* _Given instruction_
Write out again, exactly as they appear, the lines from the line with "Reproduce this chart with Plotly." through the line with "half = np.sqrt(band_min_var". Do not include any pictures.

* _Record excerpts_
=-=-=
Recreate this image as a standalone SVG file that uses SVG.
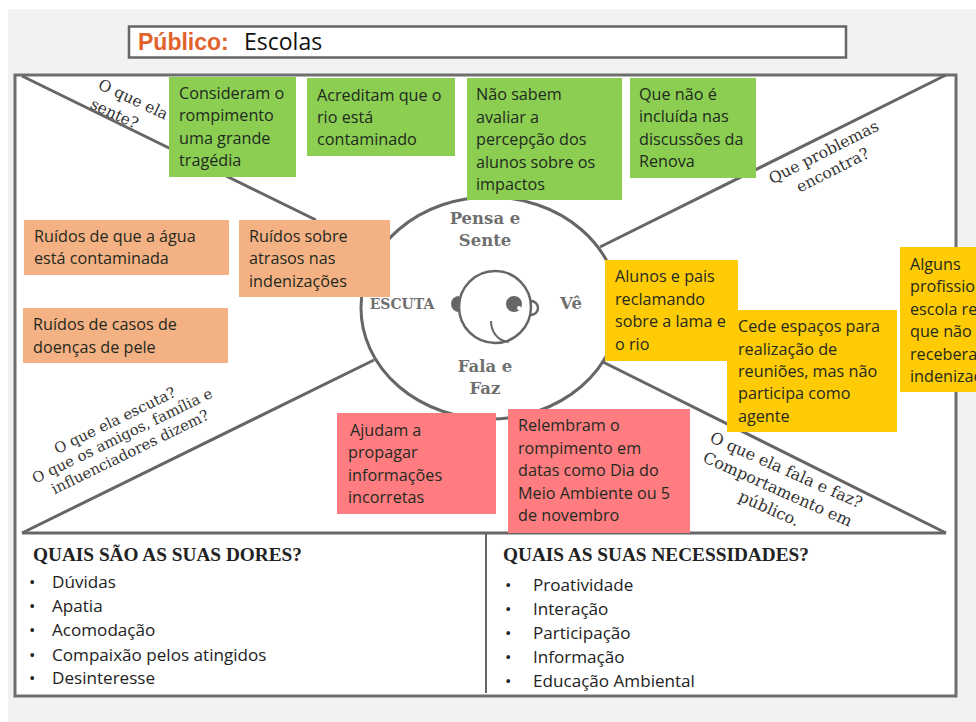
=-=-=
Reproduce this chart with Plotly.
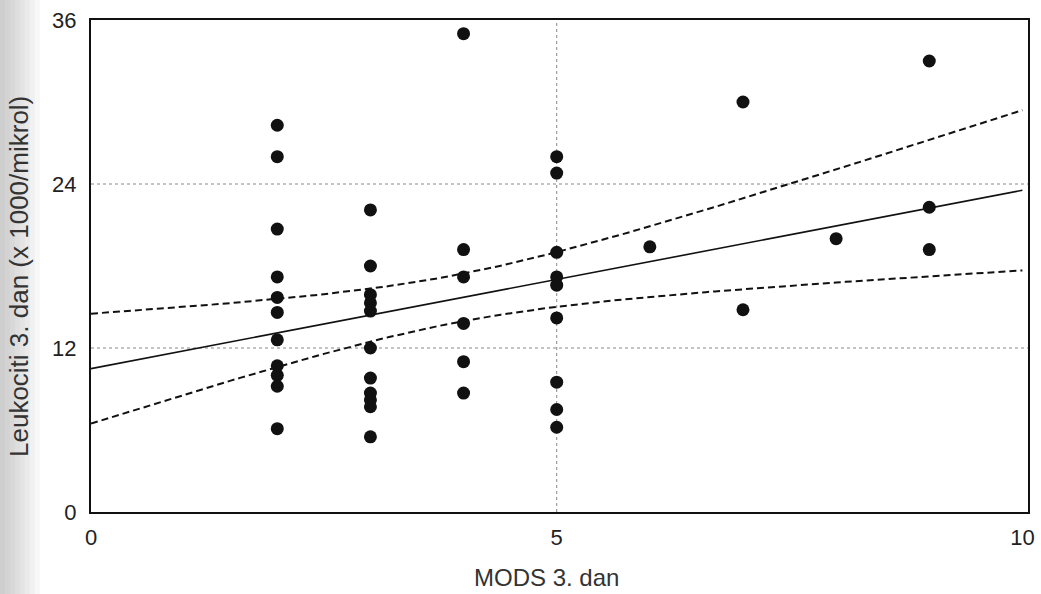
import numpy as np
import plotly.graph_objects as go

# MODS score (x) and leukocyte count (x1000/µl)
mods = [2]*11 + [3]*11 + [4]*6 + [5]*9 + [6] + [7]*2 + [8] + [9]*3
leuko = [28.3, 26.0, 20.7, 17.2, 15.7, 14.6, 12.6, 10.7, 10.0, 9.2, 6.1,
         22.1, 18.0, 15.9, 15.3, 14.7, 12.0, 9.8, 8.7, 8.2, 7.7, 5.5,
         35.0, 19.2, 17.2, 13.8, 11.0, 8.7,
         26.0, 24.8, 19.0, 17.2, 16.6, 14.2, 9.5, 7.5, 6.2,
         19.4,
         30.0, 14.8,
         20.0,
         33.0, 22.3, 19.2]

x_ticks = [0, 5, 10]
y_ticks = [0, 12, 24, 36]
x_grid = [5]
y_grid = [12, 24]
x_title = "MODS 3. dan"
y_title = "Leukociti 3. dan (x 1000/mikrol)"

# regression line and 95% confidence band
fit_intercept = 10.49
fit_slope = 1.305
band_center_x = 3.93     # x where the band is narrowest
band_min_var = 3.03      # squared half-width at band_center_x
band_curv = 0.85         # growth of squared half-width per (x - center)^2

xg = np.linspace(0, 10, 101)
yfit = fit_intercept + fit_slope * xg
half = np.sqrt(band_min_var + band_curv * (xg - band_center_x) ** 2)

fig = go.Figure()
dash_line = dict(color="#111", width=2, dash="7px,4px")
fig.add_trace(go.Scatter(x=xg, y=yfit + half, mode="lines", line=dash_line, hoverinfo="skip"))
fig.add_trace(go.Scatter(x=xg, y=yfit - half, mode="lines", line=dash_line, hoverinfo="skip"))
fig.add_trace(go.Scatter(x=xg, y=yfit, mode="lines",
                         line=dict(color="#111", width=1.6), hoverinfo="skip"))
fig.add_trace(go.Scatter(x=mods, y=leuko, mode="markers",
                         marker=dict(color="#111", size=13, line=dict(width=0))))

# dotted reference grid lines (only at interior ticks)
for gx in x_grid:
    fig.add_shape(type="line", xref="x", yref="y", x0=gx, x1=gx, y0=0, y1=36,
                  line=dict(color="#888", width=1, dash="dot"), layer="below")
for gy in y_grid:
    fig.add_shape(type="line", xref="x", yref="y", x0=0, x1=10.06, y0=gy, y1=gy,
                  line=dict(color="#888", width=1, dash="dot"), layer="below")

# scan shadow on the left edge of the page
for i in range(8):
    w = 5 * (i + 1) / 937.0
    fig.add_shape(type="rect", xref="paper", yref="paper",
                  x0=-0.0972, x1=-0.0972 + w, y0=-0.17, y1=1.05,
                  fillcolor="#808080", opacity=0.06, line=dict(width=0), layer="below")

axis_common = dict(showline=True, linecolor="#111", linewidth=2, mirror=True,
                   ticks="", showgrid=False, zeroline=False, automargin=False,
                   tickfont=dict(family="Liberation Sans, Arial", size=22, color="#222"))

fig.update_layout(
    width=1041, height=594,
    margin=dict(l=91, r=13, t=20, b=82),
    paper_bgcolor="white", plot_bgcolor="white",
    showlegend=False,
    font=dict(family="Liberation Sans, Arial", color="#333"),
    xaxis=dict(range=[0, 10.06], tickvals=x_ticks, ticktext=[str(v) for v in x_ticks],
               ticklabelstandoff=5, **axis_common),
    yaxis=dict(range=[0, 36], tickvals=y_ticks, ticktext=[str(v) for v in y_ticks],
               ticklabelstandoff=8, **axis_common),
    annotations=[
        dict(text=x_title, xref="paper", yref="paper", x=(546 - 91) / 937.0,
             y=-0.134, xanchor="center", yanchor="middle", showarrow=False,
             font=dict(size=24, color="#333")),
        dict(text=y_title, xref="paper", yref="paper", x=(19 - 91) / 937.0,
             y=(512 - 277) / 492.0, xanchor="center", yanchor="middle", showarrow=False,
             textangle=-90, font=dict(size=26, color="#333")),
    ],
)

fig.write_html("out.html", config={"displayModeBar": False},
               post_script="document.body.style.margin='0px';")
=-=-=
* _Reply to the task_
Reproduce this chart with Plotly.
import numpy as np
import plotly.graph_objects as go

# MODS score (x) and leukocyte count (x1000/µl)
mods = [2]*11 + [3]*11 + [4]*6 + [5]*9 + [6] + [7]*2 + [8] + [9]*3
leuko = [28.3, 26.0, 20.7, 17.2, 15.7, 14.6, 12.6, 10.7, 10.0, 9.2, 6.1,
         22.1, 18.0, 15.9, 15.3, 14.7, 12.0, 9.8, 8.7, 8.2, 7.7, 5.5,
         35.0, 19.2, 17.2, 13.8, 11.0, 8.7,
         26.0, 24.8, 19.0, 17.2, 16.6, 14.2, 9.5, 7.5, 6.2,
         19.4,
         30.0, 14.8,
         20.0,
         33.0, 22.3, 19.2]

x_ticks = [0, 5, 10]
y_ticks = [0, 12, 24, 36]
x_grid = [5]
y_grid = [12, 24]
x_title = "MODS 3. dan"
y_title = "Leukociti 3. dan (x 1000/mikrol)"

# regression line and 95% confidence band
fit_intercept = 10.49
fit_slope = 1.305
band_center_x = 3.93     # x where the band is narrowest
band_min_var = 3.03      # squared half-width at band_center_x
band_curv = 0.85         # growth of squared half-width per (x - center)^2

xg = np.linspace(0, 10, 101)
yfit = fit_intercept + fit_slope * xg
half = np.sqrt(band_min_var + band_curv * (xg - band_center_x) ** 2)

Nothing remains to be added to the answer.